Começando com um compilado de depoimentos onde nomes como J.J. Abrams, Kevin Smith e Kristen Bell relatam a admiração que têm por The Room, o longa é roteirizado por Scott Neustadter e Michael H. Weber com base no livro The Disaster Artist: My Life Inside The Room, the Greatest Bad Movie Ever Made, onde Greg Sestero conta as experiências que teve ao lado do amigo Tommy Wiseau e fala sobre a produção daquele que é comumente apontado como “o Cidadão Kane dos filmes ruins”. Dito isso, Artista do Desastre revela como Tommy conheceu Greg, mostra a partida da dupla para Los Angeles em busca de seus sonhos e reencena os dias que levaram à concepção de uma das maiores maluquices cinematográficas de todos os tempos.
É, como já é de se esperar, uma comédia escrachada que encara The Room como fruto de uma insanidade desgovernada – e, aqui, os muitos acertos de James Franco vão aparecendo: ao abraçar o bom humor sem quaisquer reservas, o diretor (e ator) se sai muitíssimo bem ao criar sequências hilárias como a que traz Tommy Wiseau falhando repetidamente ao tentar recitar algumas palavras (que, inclusive, se tornaram icônicas na obra original).
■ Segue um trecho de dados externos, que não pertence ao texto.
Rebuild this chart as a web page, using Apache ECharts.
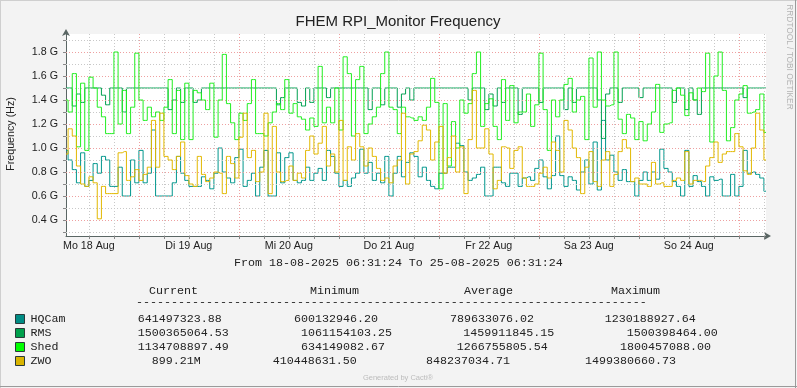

Outro mérito de Franco encontra-se na maneira como ele mantém a comédia sem deixar de inserir toques pontuais de dramaticidade, o que dá origem a momentos que parecem simular uma seriedade como se esta fizesse parte de uma piada. Em contrapartida, também existem alguns instantes onde o filme flerta com uma carga dramática sem saber ao certo se isto faz parte de uma ironia ou não, o que soa mais como um sentimentalismo acidental que surge de vez em quando (e que é complementado pela trilha sonora de Dave Porter, que faz questão de salientar este drama sem nenhuma sutileza).
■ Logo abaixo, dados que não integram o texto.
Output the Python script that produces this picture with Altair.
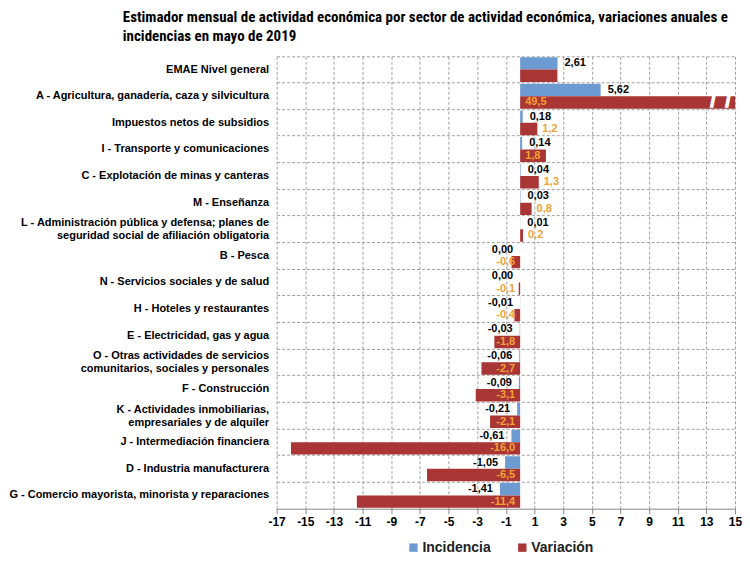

De todo modo, este é um tropeço menor num longa que consegue a incrível proeza de transformar Tommy Wiseau num sujeito ridículo, mas que nem por isso deixa de ser um sonhador: sim, é verdade que suas ações são sempre engraçadas e inusitadas, porém o filme jamais releva o fato de que suas intenções são boas. Assim, a performance de James Franco torna-se fundamental para que o público acredite numa figura naturalmente caricata como Wiseau, resgatando com perfeição seu olhar de peixe morto, seu tom de voz que parece embriagado, sua postura física espaçosa e seu sotaque supostamente polonês que faria Arnold Schwarzenegger se arrepender de ter nascido na Áustria. A eficácia de Franco é tão expressiva que ele consegue saltar entre comportamentos distintos com uma objetividade digna de nota: sua interpretação corporal é cheia de vitalidade desde a cena inicial, quando Tommy escala um aparato técnico; a ironia incutida em sua fala ao se proclamar como a “Bela” de A Bela e a Fera faz rir de forma sucinta; e as lágrimas que escorrem no seu rosto ao se sentir humilhado são convincentes e tocantes.
Mas o que realmente me conquistou em Artista do Desastre foi a honestidade do filme ao reconhecer o valor de seus (péssimos) colegas: embora percebam a podridão do material, as pessoas presentes na première que ocorre no terceiro de fato amaram The Room e tiveram uma experiência divertidíssima com ele – o que me faz voltar à excelente frase de Anton Ego em Ratatouille: “Nós, críticos, devemos encarar que até mesmo a mais simples porcaria pode ser mais significativa para alguém do que a nossa crítica“. Esta é uma das grandes complexidades da Arte, que nos permite gostar de algo mesmo sabendo seus muitos problemas. Sim, a função da Crítica é analisar a obra usando critérios parciais, que independem do gosto de terceiros, mas isto não significa que certos projetos possam ser descritos como “imprestáveis”, pois todos eles podem ter alguma serventia. (Isso porque nem parei para discutir o fato de que as piores produções têm muito a ensinar sobre a Arte em geral através de contraexemplos.)
Inteligente ao criar um clímax que beira à metalinguagem (confundindo as gargalhadas existentes dentro do filme com aquelas que certamente serão ouvidas ao vivo na sala de cinema), Artista do Desastre faz jus a todo o carinho que The Room invariavelmente gerou em seus apreciadores. E se o que Tommy Wiseau fez é um “desastre”, o mesmo não pode ser dito sobre o longa que conta sua história sob a ótica (respeitosa e admirável) de James Franco.